**What you are asked to do:** Return, without pictures, the lines from the start of the data through the one that contains "1.74, 1.73, 1.72, 1.71, 1.70, 1.68, 1.66, 1.62]".

**Recorded data:**
------------------------------------
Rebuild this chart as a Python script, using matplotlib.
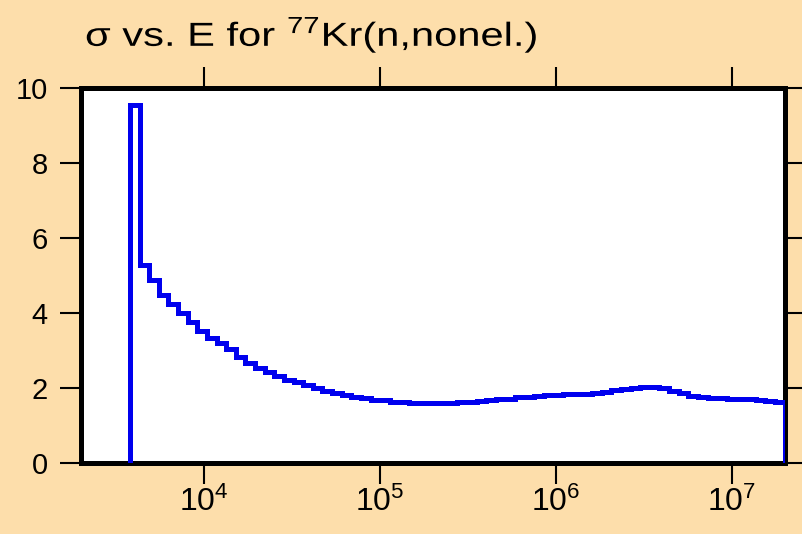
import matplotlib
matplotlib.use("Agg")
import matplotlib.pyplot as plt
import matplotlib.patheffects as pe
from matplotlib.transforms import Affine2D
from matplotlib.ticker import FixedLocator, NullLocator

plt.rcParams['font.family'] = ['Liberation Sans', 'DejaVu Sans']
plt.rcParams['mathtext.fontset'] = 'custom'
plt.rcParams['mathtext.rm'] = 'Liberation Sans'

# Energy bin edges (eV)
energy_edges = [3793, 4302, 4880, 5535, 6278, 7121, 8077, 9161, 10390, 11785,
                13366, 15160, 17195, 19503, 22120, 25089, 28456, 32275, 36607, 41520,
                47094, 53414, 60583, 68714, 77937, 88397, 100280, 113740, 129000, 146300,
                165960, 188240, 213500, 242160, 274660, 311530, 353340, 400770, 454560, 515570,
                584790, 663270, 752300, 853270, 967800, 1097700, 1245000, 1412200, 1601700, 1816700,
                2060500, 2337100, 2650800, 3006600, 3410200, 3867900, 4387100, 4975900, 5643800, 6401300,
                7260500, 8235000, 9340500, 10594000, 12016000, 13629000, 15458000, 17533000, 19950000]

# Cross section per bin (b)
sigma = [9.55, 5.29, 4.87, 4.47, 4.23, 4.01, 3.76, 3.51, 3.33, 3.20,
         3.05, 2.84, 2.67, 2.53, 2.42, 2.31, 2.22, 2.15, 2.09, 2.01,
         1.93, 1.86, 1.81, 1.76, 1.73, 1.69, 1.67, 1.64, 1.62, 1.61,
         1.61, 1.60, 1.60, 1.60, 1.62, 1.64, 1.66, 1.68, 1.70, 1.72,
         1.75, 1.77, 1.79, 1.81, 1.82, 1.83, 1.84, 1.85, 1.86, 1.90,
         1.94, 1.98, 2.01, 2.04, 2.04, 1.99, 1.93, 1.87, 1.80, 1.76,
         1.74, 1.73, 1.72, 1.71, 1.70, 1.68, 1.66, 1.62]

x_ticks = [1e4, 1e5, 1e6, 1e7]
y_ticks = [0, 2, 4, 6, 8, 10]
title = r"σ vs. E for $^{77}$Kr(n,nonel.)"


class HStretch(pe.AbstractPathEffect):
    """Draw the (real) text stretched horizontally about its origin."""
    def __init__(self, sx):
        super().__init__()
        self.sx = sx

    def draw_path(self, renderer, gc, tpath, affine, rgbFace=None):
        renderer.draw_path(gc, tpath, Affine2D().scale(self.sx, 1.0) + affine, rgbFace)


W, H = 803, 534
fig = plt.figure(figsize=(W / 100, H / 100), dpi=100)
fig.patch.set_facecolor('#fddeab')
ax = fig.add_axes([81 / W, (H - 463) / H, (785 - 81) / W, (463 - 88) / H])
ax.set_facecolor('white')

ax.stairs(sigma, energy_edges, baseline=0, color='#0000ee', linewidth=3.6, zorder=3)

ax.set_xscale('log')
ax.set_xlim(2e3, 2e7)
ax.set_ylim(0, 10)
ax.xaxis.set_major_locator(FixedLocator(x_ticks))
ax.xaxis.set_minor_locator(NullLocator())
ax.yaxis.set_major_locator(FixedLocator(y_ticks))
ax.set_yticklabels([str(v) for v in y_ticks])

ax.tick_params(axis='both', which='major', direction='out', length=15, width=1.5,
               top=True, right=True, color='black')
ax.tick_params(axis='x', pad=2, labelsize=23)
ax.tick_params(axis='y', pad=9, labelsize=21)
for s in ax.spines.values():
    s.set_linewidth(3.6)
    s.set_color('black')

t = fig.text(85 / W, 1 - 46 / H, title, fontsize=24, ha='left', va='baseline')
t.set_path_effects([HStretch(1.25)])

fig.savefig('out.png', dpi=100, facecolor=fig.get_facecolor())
------------------------------------
**Answer to the exercise:**
Rebuild this chart as a Python script, using matplotlib.
import matplotlib
matplotlib.use("Agg")
import matplotlib.pyplot as plt
import matplotlib.patheffects as pe
from matplotlib.transforms import Affine2D
from matplotlib.ticker import FixedLocator, NullLocator

plt.rcParams['font.family'] = ['Liberation Sans', 'DejaVu Sans']
plt.rcParams['mathtext.fontset'] = 'custom'
plt.rcParams['mathtext.rm'] = 'Liberation Sans'

# Energy bin edges (eV)
energy_edges = [3793, 4302, 4880, 5535, 6278, 7121, 8077, 9161, 10390, 11785,
                13366, 15160, 17195, 19503, 22120, 25089, 28456, 32275, 36607, 41520,
                47094, 53414, 60583, 68714, 77937, 88397, 100280, 113740, 129000, 146300,
                165960, 188240, 213500, 242160, 274660, 311530, 353340, 400770, 454560, 515570,
                584790, 663270, 752300, 853270, 967800, 1097700, 1245000, 1412200, 1601700, 1816700,
                2060500, 2337100, 2650800, 3006600, 3410200, 3867900, 4387100, 4975900, 5643800, 6401300,
                7260500, 8235000, 9340500, 10594000, 12016000, 13629000, 15458000, 17533000, 19950000]

# Cross section per bin (b)
sigma = [9.55, 5.29, 4.87, 4.47, 4.23, 4.01, 3.76, 3.51, 3.33, 3.20,
         3.05, 2.84, 2.67, 2.53, 2.42, 2.31, 2.22, 2.15, 2.09, 2.01,
         1.93, 1.86, 1.81, 1.76, 1.73, 1.69, 1.67, 1.64, 1.62, 1.61,
         1.61, 1.60, 1.60, 1.60, 1.62, 1.64, 1.66, 1.68, 1.70, 1.72,
         1.75, 1.77, 1.79, 1.81, 1.82, 1.83, 1.84, 1.85, 1.86, 1.90,
         1.94, 1.98, 2.01, 2.04, 2.04, 1.99, 1.93, 1.87, 1.80, 1.76,
         1.74, 1.73, 1.72, 1.71, 1.70, 1.68, 1.66, 1.62]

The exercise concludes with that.